Description of the task. Transcribe all of the material exactly. Any picture in it should be left out.

## BEGIN

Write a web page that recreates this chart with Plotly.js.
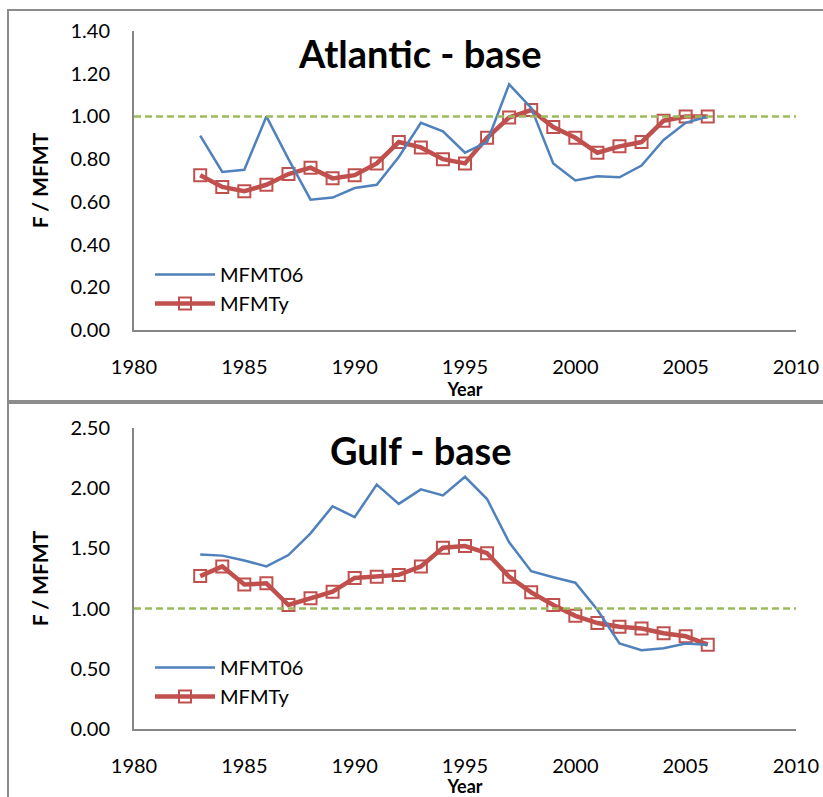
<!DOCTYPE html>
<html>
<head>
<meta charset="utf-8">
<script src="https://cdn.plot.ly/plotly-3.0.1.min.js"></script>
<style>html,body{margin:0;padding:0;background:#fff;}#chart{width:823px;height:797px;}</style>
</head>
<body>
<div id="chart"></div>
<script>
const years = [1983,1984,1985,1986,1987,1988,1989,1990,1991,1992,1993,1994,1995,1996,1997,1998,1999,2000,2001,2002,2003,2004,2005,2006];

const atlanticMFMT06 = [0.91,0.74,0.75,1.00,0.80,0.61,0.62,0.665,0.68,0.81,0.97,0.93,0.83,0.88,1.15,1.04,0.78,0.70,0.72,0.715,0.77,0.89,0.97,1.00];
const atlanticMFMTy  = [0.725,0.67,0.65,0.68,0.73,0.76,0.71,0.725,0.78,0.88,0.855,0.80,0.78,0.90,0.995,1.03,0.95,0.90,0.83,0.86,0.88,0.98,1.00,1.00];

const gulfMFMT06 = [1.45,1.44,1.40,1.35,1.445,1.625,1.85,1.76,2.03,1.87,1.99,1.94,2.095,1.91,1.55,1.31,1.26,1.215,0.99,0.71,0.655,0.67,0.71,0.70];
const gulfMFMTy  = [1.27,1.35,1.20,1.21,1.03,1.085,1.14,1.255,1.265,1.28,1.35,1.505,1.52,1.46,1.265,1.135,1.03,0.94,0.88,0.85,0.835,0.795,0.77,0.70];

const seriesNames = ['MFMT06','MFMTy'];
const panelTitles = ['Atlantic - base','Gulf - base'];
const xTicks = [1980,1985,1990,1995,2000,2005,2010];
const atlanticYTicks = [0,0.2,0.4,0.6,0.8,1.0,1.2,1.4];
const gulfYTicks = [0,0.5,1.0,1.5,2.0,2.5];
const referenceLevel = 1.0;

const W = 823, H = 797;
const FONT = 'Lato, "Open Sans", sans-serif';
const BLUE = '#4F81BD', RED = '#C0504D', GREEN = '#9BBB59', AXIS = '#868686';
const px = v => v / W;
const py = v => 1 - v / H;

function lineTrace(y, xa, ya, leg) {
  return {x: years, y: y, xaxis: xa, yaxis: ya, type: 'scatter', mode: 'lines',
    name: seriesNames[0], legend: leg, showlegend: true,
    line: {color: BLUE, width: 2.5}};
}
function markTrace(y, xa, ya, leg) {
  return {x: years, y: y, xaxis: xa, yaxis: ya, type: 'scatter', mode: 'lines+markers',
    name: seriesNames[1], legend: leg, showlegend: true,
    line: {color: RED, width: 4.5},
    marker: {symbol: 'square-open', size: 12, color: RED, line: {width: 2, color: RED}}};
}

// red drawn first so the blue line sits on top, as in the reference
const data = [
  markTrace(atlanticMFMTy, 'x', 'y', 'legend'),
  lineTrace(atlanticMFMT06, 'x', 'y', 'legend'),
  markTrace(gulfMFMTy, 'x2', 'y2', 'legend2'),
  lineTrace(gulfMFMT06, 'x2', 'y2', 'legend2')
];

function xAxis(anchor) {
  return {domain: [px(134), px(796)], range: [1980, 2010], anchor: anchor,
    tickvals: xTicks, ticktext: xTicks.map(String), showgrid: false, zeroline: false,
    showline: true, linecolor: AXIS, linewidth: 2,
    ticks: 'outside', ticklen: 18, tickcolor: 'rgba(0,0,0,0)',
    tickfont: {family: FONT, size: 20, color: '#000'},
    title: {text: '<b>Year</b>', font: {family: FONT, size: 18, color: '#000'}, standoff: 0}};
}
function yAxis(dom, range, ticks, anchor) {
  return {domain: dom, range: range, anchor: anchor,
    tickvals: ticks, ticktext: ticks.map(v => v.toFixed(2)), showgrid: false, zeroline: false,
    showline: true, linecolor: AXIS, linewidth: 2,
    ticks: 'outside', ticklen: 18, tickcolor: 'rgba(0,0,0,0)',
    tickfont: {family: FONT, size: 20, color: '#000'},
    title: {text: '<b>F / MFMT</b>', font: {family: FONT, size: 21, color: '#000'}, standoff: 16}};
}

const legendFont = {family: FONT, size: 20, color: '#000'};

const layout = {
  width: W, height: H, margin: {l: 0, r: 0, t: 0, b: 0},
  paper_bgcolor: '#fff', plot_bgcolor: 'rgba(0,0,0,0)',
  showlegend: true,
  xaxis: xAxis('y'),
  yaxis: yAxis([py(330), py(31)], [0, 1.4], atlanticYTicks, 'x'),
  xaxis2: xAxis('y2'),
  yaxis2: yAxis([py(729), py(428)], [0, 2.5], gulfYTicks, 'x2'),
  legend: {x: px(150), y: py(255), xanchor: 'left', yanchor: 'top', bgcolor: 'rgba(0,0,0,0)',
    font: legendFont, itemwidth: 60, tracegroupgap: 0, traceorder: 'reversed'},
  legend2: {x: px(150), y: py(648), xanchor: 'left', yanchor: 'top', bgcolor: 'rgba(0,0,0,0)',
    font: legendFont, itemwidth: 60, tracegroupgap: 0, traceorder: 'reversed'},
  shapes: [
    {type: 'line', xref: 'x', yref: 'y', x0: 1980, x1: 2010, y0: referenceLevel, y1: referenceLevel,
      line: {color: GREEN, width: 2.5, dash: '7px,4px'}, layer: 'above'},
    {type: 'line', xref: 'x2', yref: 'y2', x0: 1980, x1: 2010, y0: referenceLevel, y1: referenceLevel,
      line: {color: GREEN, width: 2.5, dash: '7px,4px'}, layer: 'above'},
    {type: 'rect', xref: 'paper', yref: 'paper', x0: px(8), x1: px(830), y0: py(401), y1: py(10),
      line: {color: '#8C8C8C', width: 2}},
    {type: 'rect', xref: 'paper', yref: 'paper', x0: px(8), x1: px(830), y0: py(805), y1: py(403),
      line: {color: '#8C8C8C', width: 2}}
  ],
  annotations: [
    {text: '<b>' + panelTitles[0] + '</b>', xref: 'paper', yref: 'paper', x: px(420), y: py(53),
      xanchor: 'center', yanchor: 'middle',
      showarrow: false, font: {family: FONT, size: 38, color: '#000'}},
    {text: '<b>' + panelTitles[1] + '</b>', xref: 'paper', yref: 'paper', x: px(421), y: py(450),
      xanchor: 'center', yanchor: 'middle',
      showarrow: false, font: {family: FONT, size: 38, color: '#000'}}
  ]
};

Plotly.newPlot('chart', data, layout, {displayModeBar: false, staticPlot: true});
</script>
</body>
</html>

## END

Solution below.
Write a web page that recreates this chart with Plotly.js.
<!DOCTYPE html>
<html>
<head>
<meta charset="utf-8">
<script src="https://cdn.plot.ly/plotly-3.0.1.min.js"></script>
<style>html,body{margin:0;padding:0;background:#fff;}#chart{width:823px;height:797px;}</style>
</head>
<body>
<div id="chart"></div>
<script>
const years = [1983,1984,1985,1986,1987,1988,1989,1990,1991,1992,1993,1994,1995,1996,1997,1998,1999,2000,2001,2002,2003,2004,2005,2006];

const atlanticMFMT06 = [0.91,0.74,0.75,1.00,0.80,0.61,0.62,0.665,0.68,0.81,0.97,0.93,0.83,0.88,1.15,1.04,0.78,0.70,0.72,0.715,0.77,0.89,0.97,1.00];
const atlanticMFMTy  = [0.725,0.67,0.65,0.68,0.73,0.76,0.71,0.725,0.78,0.88,0.855,0.80,0.78,0.90,0.995,1.03,0.95,0.90,0.83,0.86,0.88,0.98,1.00,1.00];

const gulfMFMT06 = [1.45,1.44,1.40,1.35,1.445,1.625,1.85,1.76,2.03,1.87,1.99,1.94,2.095,1.91,1.55,1.31,1.26,1.215,0.99,0.71,0.655,0.67,0.71,0.70];
const gulfMFMTy  = [1.27,1.35,1.20,1.21,1.03,1.085,1.14,1.255,1.265,1.28,1.35,1.505,1.52,1.46,1.265,1.135,1.03,0.94,0.88,0.85,0.835,0.795,0.77,0.70];

const seriesNames = ['MFMT06','MFMTy'];
const panelTitles = ['Atlantic - base','Gulf - base'];
const xTicks = [1980,1985,1990,1995,2000,2005,2010];
const atlanticYTicks = [0,0.2,0.4,0.6,0.8,1.0,1.2,1.4];
const gulfYTicks = [0,0.5,1.0,1.5,2.0,2.5];
const referenceLevel = 1.0;

const W = 823, H = 797;
const FONT = 'Lato, "Open Sans", sans-serif';
const BLUE = '#4F81BD', RED = '#C0504D', GREEN = '#9BBB59', AXIS = '#868686';
const px = v => v / W;
const py = v => 1 - v / H;

function lineTrace(y, xa, ya, leg) {
  return {x: years, y: y, xaxis: xa, yaxis: ya, type: 'scatter', mode: 'lines',
    name: seriesNames[0], legend: leg, showlegend: true,
    line: {color: BLUE, width: 2.5}};
}
function markTrace(y, xa, ya, leg) {
  return {x: years, y: y, xaxis: xa, yaxis: ya, type: 'scatter', mode: 'lines+markers',
    name: seriesNames[1], legend: leg, showlegend: true,
    line: {color: RED, width: 4.5},
    marker: {symbol: 'square-open', size: 12, color: RED, line: {width: 2, color: RED}}};
}

// red drawn first so the blue line sits on top, as in the reference
const data = [
  markTrace(atlanticMFMTy, 'x', 'y', 'legend'),
  lineTrace(atlanticMFMT06, 'x', 'y', 'legend'),
  markTrace(gulfMFMTy, 'x2', 'y2', 'legend2'),
  lineTrace(gulfMFMT06, 'x2', 'y2', 'legend2')
];

function xAxis(anchor) {
  return {domain: [px(134), px(796)], range: [1980, 2010], anchor: anchor,
    tickvals: xTicks, ticktext: xTicks.map(String), showgrid: false, zeroline: false,
    showline: true, linecolor: AXIS, linewidth: 2,
    ticks: 'outside', ticklen: 18, tickcolor: 'rgba(0,0,0,0)',
    tickfont: {family: FONT, size: 20, color: '#000'},
    title: {text: '<b>Year</b>', font: {family: FONT, size: 18, color: '#000'}, standoff: 0}};
}
function yAxis(dom, range, ticks, anchor) {
  return {domain: dom, range: range, anchor: anchor,
    tickvals: ticks, ticktext: ticks.map(v => v.toFixed(2)), showgrid: false, zeroline: false,
    showline: true, linecolor: AXIS, linewidth: 2,
    ticks: 'outside', ticklen: 18, tickcolor: 'rgba(0,0,0,0)',
    tickfont: {family: FONT, size: 20, color: '#000'},
    title: {text: '<b>F / MFMT</b>', font: {family: FONT, size: 21, color: '#000'}, standoff: 16}};
}

const legendFont = {family: FONT, size: 20, color: '#000'};

const layout = {
  width: W, height: H, margin: {l: 0, r: 0, t: 0, b: 0},
  paper_bgcolor: '#fff', plot_bgcolor: 'rgba(0,0,0,0)',
  showlegend: true,
  xaxis: xAxis('y'),
  yaxis: yAxis([py(330), py(31)], [0, 1.4], atlanticYTicks, 'x'),
  xaxis2: xAxis('y2'),
  yaxis2: yAxis([py(729), py(428)], [0, 2.5], gulfYTicks, 'x2'),
  legend: {x: px(150), y: py(255), xanchor: 'left', yanchor: 'top', bgcolor: 'rgba(0,0,0,0)',
    font: legendFont, itemwidth: 60, tracegroupgap: 0, traceorder: 'reversed'},
  legend2: {x: px(150), y: py(648), xanchor: 'left', yanchor: 'top', bgcolor: 'rgba(0,0,0,0)',
    font: legendFont, itemwidth: 60, tracegroupgap: 0, traceorder: 'reversed'},
  shapes: [
    {type: 'line', xref: 'x', yref: 'y', x0: 1980, x1: 2010, y0: referenceLevel, y1: referenceLevel,
      line: {color: GREEN, width: 2.5, dash: '7px,4px'}, layer: 'above'},
    {type: 'line', xref: 'x2', yref: 'y2', x0: 1980, x1: 2010, y0: referenceLevel, y1: referenceLevel,
      line: {color: GREEN, width: 2.5, dash: '7px,4px'}, layer: 'above'},
    {type: 'rect', xref: 'paper', yref: 'paper', x0: px(8), x1: px(830), y0: py(401), y1: py(10),
      line: {color: '#8C8C8C', width: 2}},
    {type: 'rect', xref: 'paper', yref: 'paper', x0: px(8), x1: px(830), y0: py(805), y1: py(403),
      line: {color: '#8C8C8C', width: 2}}
  ],
  annotations: [
    {text: '<b>' + panelTitles[0] + '</b>', xref: 'paper', yref: 'paper', x: px(420), y: py(53),
      xanchor: 'center', yanchor: 'middle',
      showarrow: false, font: {family: FONT, size: 38, color: '#000'}},
    {text: '<b>' + panelTitles[1] + '</b>', xref: 'paper', yref: 'paper', x: px(421), y: py(450),
      xanchor: 'center', yanchor: 'middle',
      showarrow: false, font: {family: FONT, size: 38, color: '#000'}}
  ]
};

Plotly.newPlot('chart', data, layout, {displayModeBar: false, staticPlot: true});
</script>
</body>
</html>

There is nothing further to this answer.